Onderwerp: Bezoek-historie

RSJ S-20/3441/SGA, 17 april 2020, schorsing
Uitspraakdatum:17-04-2020

Dit onderwerp bevat de volgende rubrieken.

Nummer          S-20/3441/SGA

               

Betreft [Verzoeker]

Datum 17 april 2020

 

 

Uitspraak van de voorzitter van de beroepscommissie van de RSJ op het verzoek van [Verzoeker] (hierna: verzoeker)

 

1. De procedure

Verzoeker – die in de (PI) Sittard – verblijft, dient drie dagen in zijn cel te blijven, volgens het protocol van de Dienst Justitiële Inrichtingen (DJI) in verband met het Coronavirus.

Verzoekers raadsman, mr. R.A. van der Horst, vraagt namens verzoeker om schorsing van de (verdere) tenuitvoerlegging daarvan.

 

De voorzitter heeft de directeur in de gelegenheid gesteld om schriftelijk op het verzoek te reageren. Daarnaast heeft de voorzitter kennisgenomen van de mededeling van de secretaris van de beklagcommissie dat het schorsingsverzoek zal worden ingeschreven als klaagschrift.

 

2. De beoordeling

De voorzitter stelt voorop dat bij een verzoek om schorsing van de tenuitvoerlegging van een beslissing van de directeur slechts ruimte bestaat voor een voorlopige beoordeling. De zaak kan dus niet ten gronde worden onderzocht. De voorzitter beoordeelt alleen of de beslissing waartegen beklag is ingesteld in strijd is met een wettelijk voorschrift of dat deze zodanig onredelijk of onbillijk is dat er een spoedeisend belang is om op dit moment de (verdere) tenuitvoerlegging van die beslissing te schorsen. Naar het oordeel van de voorzitter is dat het geval.

Namens verzoeker wordt gesteld dat hem is medegedeeld dat hij - samen met zijn celgenoot - uit voorzorg drie dagen in zijn cel moet blijven.
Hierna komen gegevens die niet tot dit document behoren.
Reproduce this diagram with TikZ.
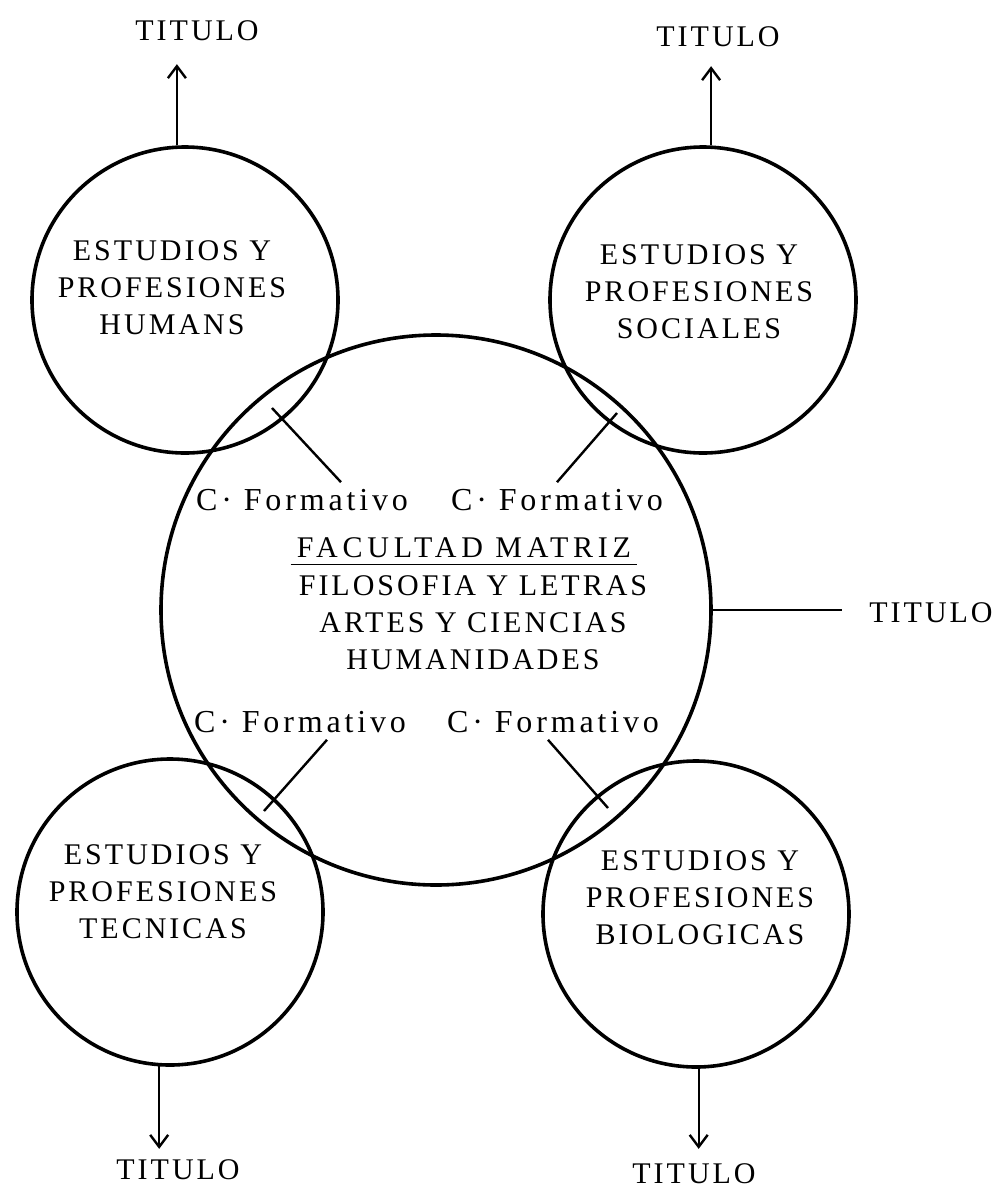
\documentclass[tikz,border=0pt]{standalone}
\usepackage{fontspec}
\setmainfont{Liberation Serif}
\newfontfamily\typeset[LetterSpace=10]{Liberation Serif}
\newfontfamily\widetype[LetterSpace=16]{Liberation Serif}
\newfontfamily\formtype[LetterSpace=12]{Liberation Serif}
\usetikzlibrary{arrows.meta}

\begin{document}
\begin{tikzpicture}[x=0.5pt, y=-0.5pt, font=\typeset\fontsize{15}{18.5}\selectfont]
  \useasboundingbox (0,0) rectangle (1002,1190);  % Seitenformat wie Vorlage.
  \tikzstyle{ring}=[circle, draw, line width=1.8pt, minimum size=153pt, inner sep=0pt]
  \tikzstyle{area}=[align=center, inner sep=0pt]
  \tikzstyle{wide}=[font=\widetype\fontsize{15}{18.5}\selectfont]
  \tikzstyle{form}=[font=\formtype\fontsize{16}{18.5}\selectfont]
  \tikzstyle{pointer}=[line width=1.2pt]
  \tikzstyle{arrow}=[line width=1.2pt, -{Straight Barb[length=6pt,width=9pt]}]

  % Kreise
  \node[ring, minimum size=275pt] (fac) at (436,610) {};
  \node[ring] (hum) at (185,300) {};
  \node[ring] (soc) at (703,300) {};
  \node[ring] (tec) at (170,912) {};
  \node[ring] (bio) at (696,914) {};

  \node[area] (humtxt) at (172,288) {ESTUDIOS Y\\PROFESIONES\\HUMANS};
  \node[area] (soctxt) at (699,292) {ESTUDIOS Y\\PROFESIONES\\SOCIALES};
  \node[area] (tectxt) at (163,892) {ESTUDIOS Y\\PROFESIONES\\TECNICAS};
  \node[area] (biotxt) at (700,898) {ESTUDIOS Y\\PROFESIONES\\BIOLOGICAS};

  % Facultad
  \node[wide, inner sep=3pt] (mat) at (464,548) {FACULTAD MATRIZ};
  \draw[line width=0.8pt] (mat.south west) -- (mat.south east);
  \node[area] (fil) at (473,623) {FILOSOFIA Y LETRAS\\ARTES Y CIENCIAS\\HUMANIDADES};

  \node[form] (cfa) at (302,500) {C· Formativo};
  \node[form] (cfb) at (557,500) {C· Formativo};
  \node[form] (cfc) at (300,722) {C· Formativo};
  \node[form] (cfd) at (553,722) {C· Formativo};

  \coordinate (lena) at (272,408);
  \coordinate (lenb) at (617,413);
  \coordinate (lenc) at (264,811);
  \coordinate (lend) at (608,808);
  \draw[pointer] ([xshift=19.5pt]cfa.north) -- (lena);
  \draw[pointer] (cfb.north) -- (lenb);
  \draw[pointer] ([xshift=13.5pt]cfc.south) -- (lenc);
  \draw[pointer] ([xshift=-2.5pt]cfd.south) -- (lend);

  % Titel
  \node (ttl) at (197,31) {TITULO};
  \node (ttr) at (718,37) {TITULO};
  \node (tre) at (931,613) {TITULO};
  \node (tbl) at (178,1170) {TITULO};
  \node (tbr) at (694,1174) {TITULO};

  \draw[arrow, shorten >=8pt] (hum.93) -- (hum.93 |- ttl.south);
  \draw[arrow, shorten >=6pt] (soc.87) -- (soc.87 |- ttr.south);
  \draw[pointer, shorten >=10pt] (fac.east) -- (fac.east -| tre.west);
  \draw[arrow, shorten >=2pt] (tec.266) -- (tec.266 |- tbl.north);
  \draw[arrow, shorten >=4pt] (bio.271) -- (bio.271 |- tbr.north);
\end{tikzpicture}
\end{document}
Voor verzoeker is onduidelijk op welke (juridische) grondslag de beslissing is genomen; hij beschikt niet over een schriftelijke beslissing van de directeur.

Uit de schriftelijke inlichtingen van de directeur komt naar voren dat aan verzoeker is medegedeeld dat hij op grond van informatie van de medische dienst en het geldende protocol van DJI rondom het Coronavirus op zijn cel moet verblijven.

De voorzitter overweegt dat de directeur in de schriftelijke inlichtingen alleen heeft verwezen naar een - vrij algemene - mededeling van de medische dienst en het protocol van DJI rondom het Coronavirus. Naar het voorlopig oordeel van de voorzitter is uit de inlichtingen van de directeur onvoldoende duidelijk geworden of en wanneer, waarom, voor welke duur en op welke juridische grondslag de directeur een beslissing heeft genomen ten aanzien van verzoeker. De directeur kan deze beslissing ook mondeling nemen of genomen hebben, maar in dat geval dient dit duidelijk te zijn voor verzoeker en dient deze beslissing ook gemotiveerd te zijn. Ook daar is onvoldoende van gebleken. Gelet op bovenstaande is de insluiting van verzoeker in zijn cel zodanig onredelijk en onbillijk dat het verzoek moet worden toegewezen.

 

3. De uitspraak

De voorzitter wijst het verzoek toe en schorst de tenuitvoerlegging van de bestreden beslissing met onmiddellijke ingang tot het moment waarop de beklagcommissie op het onderliggende beklag heeft beslist.

 

 

Deze uitspraak is op 17 april 2020 gegeven door mr. A.M.G. Smit, voorzitter, bijgestaan door J.A. van der Veen, secretaris.